--- PROBLEM TO SOLVE ---
Reproduce exactly the lines from the line with "Emit a web page" through the line with "const sq = 7;", both included, and no other lines.

(Stored items from a collection)
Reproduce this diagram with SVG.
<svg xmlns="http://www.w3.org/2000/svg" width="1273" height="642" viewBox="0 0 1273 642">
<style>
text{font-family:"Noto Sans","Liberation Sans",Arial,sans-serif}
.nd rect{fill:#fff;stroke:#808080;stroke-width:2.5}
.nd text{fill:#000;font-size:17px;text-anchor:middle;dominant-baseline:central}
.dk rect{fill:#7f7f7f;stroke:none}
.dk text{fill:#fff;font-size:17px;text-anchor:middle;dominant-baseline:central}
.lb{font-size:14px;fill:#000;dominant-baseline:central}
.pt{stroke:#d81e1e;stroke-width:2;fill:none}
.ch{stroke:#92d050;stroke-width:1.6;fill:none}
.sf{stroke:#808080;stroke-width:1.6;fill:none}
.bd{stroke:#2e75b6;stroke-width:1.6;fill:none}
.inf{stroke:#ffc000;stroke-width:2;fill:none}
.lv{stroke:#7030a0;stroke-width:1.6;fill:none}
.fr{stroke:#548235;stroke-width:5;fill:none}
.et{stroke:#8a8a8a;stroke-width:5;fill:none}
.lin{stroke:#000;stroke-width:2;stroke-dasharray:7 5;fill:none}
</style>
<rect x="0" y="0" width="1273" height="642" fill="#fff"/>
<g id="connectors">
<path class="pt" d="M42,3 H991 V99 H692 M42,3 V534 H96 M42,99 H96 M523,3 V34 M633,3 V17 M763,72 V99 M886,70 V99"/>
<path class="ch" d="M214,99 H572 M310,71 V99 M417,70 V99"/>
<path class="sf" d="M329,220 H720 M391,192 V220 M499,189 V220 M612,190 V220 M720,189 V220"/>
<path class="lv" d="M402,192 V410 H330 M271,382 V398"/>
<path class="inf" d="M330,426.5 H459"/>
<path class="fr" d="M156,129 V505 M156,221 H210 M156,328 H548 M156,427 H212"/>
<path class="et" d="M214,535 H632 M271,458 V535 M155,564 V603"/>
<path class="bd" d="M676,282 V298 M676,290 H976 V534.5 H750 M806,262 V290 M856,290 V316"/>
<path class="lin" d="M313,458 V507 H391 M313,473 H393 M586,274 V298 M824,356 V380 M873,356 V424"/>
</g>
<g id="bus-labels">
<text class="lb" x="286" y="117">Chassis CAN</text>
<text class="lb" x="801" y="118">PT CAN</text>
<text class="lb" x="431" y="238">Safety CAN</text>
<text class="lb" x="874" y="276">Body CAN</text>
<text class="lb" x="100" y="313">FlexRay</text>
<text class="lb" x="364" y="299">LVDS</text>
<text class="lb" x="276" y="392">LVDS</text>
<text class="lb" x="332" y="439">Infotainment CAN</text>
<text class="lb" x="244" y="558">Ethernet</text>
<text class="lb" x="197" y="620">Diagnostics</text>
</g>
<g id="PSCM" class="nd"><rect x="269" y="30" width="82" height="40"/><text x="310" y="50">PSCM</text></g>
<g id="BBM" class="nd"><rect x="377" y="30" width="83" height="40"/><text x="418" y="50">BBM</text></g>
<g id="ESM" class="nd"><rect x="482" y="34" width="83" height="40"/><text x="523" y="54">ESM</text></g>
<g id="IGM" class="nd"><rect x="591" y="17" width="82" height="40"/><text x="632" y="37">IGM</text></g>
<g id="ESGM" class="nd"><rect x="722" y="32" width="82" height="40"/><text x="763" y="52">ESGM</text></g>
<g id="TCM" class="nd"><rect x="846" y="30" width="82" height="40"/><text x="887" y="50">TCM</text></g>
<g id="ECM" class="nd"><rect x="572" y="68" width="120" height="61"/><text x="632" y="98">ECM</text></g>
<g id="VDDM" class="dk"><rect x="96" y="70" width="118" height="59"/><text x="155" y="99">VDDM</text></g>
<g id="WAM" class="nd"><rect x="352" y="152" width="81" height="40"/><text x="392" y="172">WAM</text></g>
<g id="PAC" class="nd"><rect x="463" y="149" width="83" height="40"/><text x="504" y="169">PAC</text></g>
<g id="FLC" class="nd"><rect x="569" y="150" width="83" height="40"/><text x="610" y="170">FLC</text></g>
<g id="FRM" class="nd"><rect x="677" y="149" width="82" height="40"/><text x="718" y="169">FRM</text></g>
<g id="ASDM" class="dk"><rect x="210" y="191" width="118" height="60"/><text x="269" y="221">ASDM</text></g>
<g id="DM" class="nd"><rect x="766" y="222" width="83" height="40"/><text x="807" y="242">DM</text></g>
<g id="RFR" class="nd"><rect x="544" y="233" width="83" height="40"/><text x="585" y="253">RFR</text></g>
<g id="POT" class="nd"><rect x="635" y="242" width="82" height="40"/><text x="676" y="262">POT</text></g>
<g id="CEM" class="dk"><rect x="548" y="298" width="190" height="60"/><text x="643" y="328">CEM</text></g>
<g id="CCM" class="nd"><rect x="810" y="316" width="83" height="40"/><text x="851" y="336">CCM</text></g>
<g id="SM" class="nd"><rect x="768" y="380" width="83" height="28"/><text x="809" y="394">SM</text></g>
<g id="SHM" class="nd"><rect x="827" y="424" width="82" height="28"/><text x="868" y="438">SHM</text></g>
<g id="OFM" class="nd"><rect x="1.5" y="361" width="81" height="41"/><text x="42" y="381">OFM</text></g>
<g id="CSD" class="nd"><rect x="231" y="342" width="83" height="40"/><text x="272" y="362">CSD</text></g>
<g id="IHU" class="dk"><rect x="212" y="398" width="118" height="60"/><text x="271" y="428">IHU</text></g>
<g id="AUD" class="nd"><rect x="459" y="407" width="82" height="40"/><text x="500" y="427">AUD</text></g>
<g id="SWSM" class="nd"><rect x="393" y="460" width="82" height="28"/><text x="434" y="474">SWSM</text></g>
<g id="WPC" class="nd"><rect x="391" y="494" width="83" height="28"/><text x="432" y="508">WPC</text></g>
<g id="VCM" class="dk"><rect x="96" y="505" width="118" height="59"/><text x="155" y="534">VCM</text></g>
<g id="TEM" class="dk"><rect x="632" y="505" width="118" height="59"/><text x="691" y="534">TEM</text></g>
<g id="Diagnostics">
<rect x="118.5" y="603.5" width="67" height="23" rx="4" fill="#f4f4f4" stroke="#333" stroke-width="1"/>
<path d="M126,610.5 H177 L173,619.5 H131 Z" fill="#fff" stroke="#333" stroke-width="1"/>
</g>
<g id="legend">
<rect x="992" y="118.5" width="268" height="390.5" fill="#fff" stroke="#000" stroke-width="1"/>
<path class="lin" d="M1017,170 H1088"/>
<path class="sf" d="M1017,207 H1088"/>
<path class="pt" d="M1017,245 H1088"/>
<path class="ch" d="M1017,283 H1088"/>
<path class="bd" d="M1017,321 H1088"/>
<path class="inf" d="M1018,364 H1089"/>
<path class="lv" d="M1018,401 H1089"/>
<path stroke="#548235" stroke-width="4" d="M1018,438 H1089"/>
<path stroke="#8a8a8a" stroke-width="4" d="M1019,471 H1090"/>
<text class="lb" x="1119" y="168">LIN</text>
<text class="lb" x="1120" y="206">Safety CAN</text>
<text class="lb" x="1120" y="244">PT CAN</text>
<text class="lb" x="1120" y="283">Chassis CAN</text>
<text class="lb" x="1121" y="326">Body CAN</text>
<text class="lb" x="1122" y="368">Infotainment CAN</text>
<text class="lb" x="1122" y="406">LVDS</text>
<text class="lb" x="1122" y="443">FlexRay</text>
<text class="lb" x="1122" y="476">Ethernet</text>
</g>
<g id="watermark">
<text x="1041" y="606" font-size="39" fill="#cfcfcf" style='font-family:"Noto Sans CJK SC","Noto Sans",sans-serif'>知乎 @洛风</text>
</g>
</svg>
==
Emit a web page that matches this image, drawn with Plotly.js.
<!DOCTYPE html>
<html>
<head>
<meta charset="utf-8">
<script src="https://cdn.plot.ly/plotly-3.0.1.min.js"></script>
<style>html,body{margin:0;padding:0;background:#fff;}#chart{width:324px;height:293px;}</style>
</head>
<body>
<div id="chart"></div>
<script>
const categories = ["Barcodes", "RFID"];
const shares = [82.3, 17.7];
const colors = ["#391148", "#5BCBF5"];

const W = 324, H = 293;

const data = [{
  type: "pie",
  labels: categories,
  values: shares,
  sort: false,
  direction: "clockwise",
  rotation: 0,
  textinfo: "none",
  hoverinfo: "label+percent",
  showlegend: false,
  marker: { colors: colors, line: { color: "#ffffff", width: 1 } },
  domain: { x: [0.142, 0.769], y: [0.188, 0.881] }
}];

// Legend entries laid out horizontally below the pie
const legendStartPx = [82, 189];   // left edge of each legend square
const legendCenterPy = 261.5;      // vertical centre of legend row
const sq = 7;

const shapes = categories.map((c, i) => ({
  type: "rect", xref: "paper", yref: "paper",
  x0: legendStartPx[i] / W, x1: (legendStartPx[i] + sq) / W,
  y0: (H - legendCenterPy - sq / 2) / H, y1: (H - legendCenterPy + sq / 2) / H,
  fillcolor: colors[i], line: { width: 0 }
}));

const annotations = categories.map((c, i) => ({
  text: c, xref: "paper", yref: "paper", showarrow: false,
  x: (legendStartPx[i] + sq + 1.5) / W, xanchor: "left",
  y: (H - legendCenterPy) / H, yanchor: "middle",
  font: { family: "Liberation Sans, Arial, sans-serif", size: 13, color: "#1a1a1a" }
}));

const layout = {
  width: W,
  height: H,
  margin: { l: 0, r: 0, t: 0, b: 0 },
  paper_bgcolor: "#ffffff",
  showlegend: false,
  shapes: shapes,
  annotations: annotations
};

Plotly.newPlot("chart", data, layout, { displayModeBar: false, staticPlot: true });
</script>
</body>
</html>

--- CORRECT RESPONSE ---
Emit a web page that matches this image, drawn with Plotly.js.
<!DOCTYPE html>
<html>
<head>
<meta charset="utf-8">
<script src="https://cdn.plot.ly/plotly-3.0.1.min.js"></script>
<style>html,body{margin:0;padding:0;background:#fff;}#chart{width:324px;height:293px;}</style>
</head>
<body>
<div id="chart"></div>
<script>
const categories = ["Barcodes", "RFID"];
const shares = [82.3, 17.7];
const colors = ["#391148", "#5BCBF5"];

const W = 324, H = 293;

const data = [{
  type: "pie",
  labels: categories,
  values: shares,
  sort: false,
  direction: "clockwise",
  rotation: 0,
  textinfo: "none",
  hoverinfo: "label+percent",
  showlegend: false,
  marker: { colors: colors, line: { color: "#ffffff", width: 1 } },
  domain: { x: [0.142, 0.769], y: [0.188, 0.881] }
}];

// Legend entries laid out horizontally below the pie
const legendStartPx = [82, 189];   // left edge of each legend square
const legendCenterPy = 261.5;      // vertical centre of legend row
const sq = 7;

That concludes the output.